2/13/2006

Today in city called windy

Sun-T:
 
* Zay Smith in QT pretends to be above it all with ref. to "supermarket headline of the month; FOOL AND HIS MONEY STILL TOGETHER AFTER 35 YEARS" by not saying which tabloid had it.  Come on, Zay, cough it up.  Which one?
 
* The exec committees of the priests' council ("presbyteral," including deacons: Presbyterians, watch out, they have your term in hand) and of the association of priests (unofficial but longstanding) defend Cardinal-Archbishop George in a blather-filled letter which hints at why Catholic sermons are so bad.  Grit your teeth and read it, like you grit them and read C. George in The Catholic (vs. what other kind?) New World every two weeks.  Turgid, believe me.
 
* The Bears' Terry "Tank" Johnson, he think he hot stuff.  Told a downtown cop he'd bust him up were it not for his badge and gun, when the cop picked on his illegally parked vehicle on Rush St. at almost 4 a.m.  Which is why cops have badge and gun.  Bad boy, Tank.  Yo mama gonna get you.  (Don't tell him I said this, ain't got no badge, aint' got no gun.)
 
Chi Trib:
 
* Monday with Charles and Dennis gives us K'hammer calling out the Muslim moderates and Byrne tilting at windmills (for power) and all in all giving us stuff to chew on energy-wise, and I don't mean Mars bars.
 
* The NYT obit of Peter Benchley sets me straight: he's GRANDson of Robert, who sat at the Algonquin Hotel round table with "Mrs.
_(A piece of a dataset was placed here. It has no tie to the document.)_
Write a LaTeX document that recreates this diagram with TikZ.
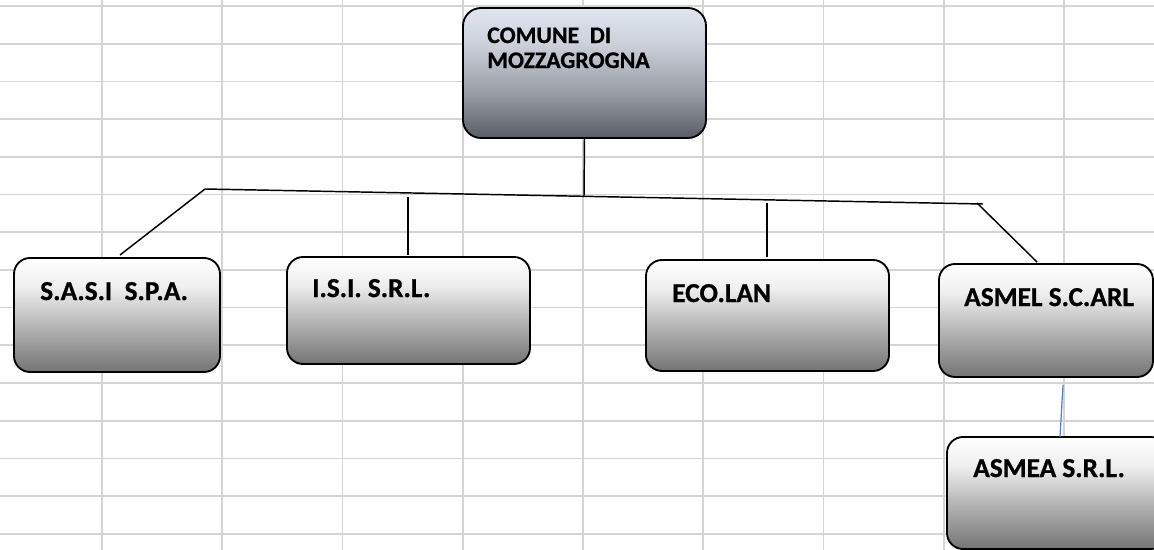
\documentclass[tikz,border=0pt]{standalone}
\usepackage{fontspec}
\setmainfont{Carlito}[BoldFeatures={FakeBold=0.9}]
\definecolor{gridc}{HTML}{D4D4D4}
\definecolor{ct}{HTML}{FFFFFF}
\definecolor{cl}{HTML}{EEEEEE}
\definecolor{cm}{HTML}{B4B4B4}
\definecolor{cb}{HTML}{747474}
\definecolor{rt}{HTML}{DFE5EF}
\definecolor{rl}{HTML}{CDD2DC}
\definecolor{rm}{HTML}{979CA5}
\definecolor{rb}{HTML}{595D65}
\definecolor{bluel}{HTML}{4F81BD}
\pgfdeclareverticalshading{childshade}{100bp}{color(0bp)=(cb); color(25bp)=(cb); color(45bp)=(cm); color(62bp)=(cl); color(75bp)=(ct); color(100bp)=(ct)}
\pgfdeclareverticalshading{rootshade}{100bp}{color(0bp)=(rb); color(25bp)=(rb); color(42bp)=(rm); color(62bp)=(rl); color(75bp)=(rt); color(100bp)=(rt)}
\begin{document}
\begin{tikzpicture}[x=0.75pt,y=-0.75pt,
  box/.style={draw=black, line width=1.4pt, rounded corners=12pt, shading=childshade, inner sep=0pt, outer sep=0pt, anchor=north west},
  rootbox/.style={box, shading=rootshade, rounded corners=13.5pt},
  lbl/.style={font=\bfseries\fontsize{20.5pt}{24pt}\selectfont, inner sep=0pt, anchor=base west},
  rootlbl/.style={lbl, font=\bfseries\fontsize{17.8pt}{21pt}\selectfont},
  conn/.style={line width=1.1pt, black},
  gridl/.style={gridc, line width=1.3pt}]
\useasboundingbox (0,0) rectangle (1154,550);
\clip (0,0) rectangle (1154,550);
\fill[white] (0,0) rectangle (1154,550);
% spreadsheet grid
\foreach \k in {0,...,8} {\draw[gridl] ({102+120.25*\k},0) -- ({102+120.25*\k},550);}
\foreach \k in {0,...,14} {\draw[gridl] (0,{6+37.7*\k}) -- (1154,{6+37.7*\k});}
% boxes
\node[rootbox, minimum width=182.25pt, minimum height=97.5pt] (comune) at (463,8) {};
\node[box, minimum width=154.5pt, minimum height=85.5pt] (sasi) at (14,258) {};
\node[box, minimum width=182.25pt, minimum height=80.25pt] (isi) at (287,257) {};
\node[box, minimum width=182.25pt, minimum height=83.25pt] (eco) at (646,260) {};
\node[box, minimum width=160.5pt, minimum height=84.75pt] (asmel) at (939,264) {};
\node[box, minimum width=165pt, minimum height=84pt] (asmea) at (947,437) {};
% labels
\node[rootlbl] (comune-t1) at (487,43) {COMUNE\ \ DI};
\node[rootlbl] (comune-t2) at (487,68) {MOZZAGROGNA};
\node[lbl] (sasi-t) at (40,300) {S.A.S.I\ \ S.P.A.};
\node[lbl] (isi-t) at (312,297) {I.S.I. S.R.L.};
\node[lbl] (eco-t) at (672,302) {ECO.LAN};
\node[lbl] (asmel-t) at (964,306) {ASMEL S.C.ARL};
\node[lbl] (asmea-t) at (973,477) {ASMEA S.R.L.};
% connector points
\coordinate (hl) at (205,189);
\coordinate (hr) at (983,204);
\coordinate (stemend) at (584,196);
\coordinate (sasiend) at (120,255);
\coordinate (isitop) at (408,197);
\coordinate (isiend) at (408,255);
\coordinate (ecotop) at (767,203);
\coordinate (ecoend) at (767,257);
\coordinate (asmelstart) at (977,203);
\coordinate (asmelend) at (1037,262);
\coordinate (asmeastart) at (1063,385);
\coordinate (asmeaend) at (1060,437);
% connectors
\draw[conn] (hl) -- (hr);
\draw[conn] (comune.south) -- (stemend);
\draw[conn] (hl) -- (sasiend);
\draw[conn] (isitop) -- (isiend);
\draw[conn] (ecotop) -- (ecoend);
\draw[conn] (asmelstart) -- (asmelend);
\draw[bluel, line width=0.9pt] (asmeastart) -- (asmeaend);
\end{tikzpicture}
\end{document}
Parker" and features prominently in the movie of that name (plus "& the Vicious Circle," about Dorothy.  And a splendid movie it is, with Jennifer Jason Leigh doing a star turn as Mrs. P.  Such a movie.  OPPL does not have it, unfortunately, but got it for this viewer, who is grateful.  It's a good obit, by the way; reads well anyhow and I assume (hope?) is accurate in what it denotes and what it connotes.  Very important that last.
 
* Last but not least, the cruelly literate (cruel to her competition) Julia Keller reviews the latest Stephen King novel, Cell, as in phone, as in signalling  the end of the world.  She starts by characterizing King as a virtual force of nature, at least as writers go.  She notes his "gorgeous phrase," "a kind of haunted avidity" and his character's referring to cell phones -- what I consider the defining character of our age, such as it is, even more than use of Internet -- as the "devil's intercoms."
 
 She does the novel for us -- and the film can't be far away: King writes the BEST stuff for films, and gets the BEST directors and cast -- and tosses in an interview with a Columbia College teacher, author of Technophobia! Science Fiction Visions of Posthuman Technology, Daniel Dinello.  What's more, she tells when and where Dinello is talking about and signing copies of his book -- Hothouse, 31 E. Balbo, 6 p.m., 3/2.  Shucks, I might go there.  It's free.  Call 312 344 7383 for more info.  That's good: a little cultural vitality, tying local to international.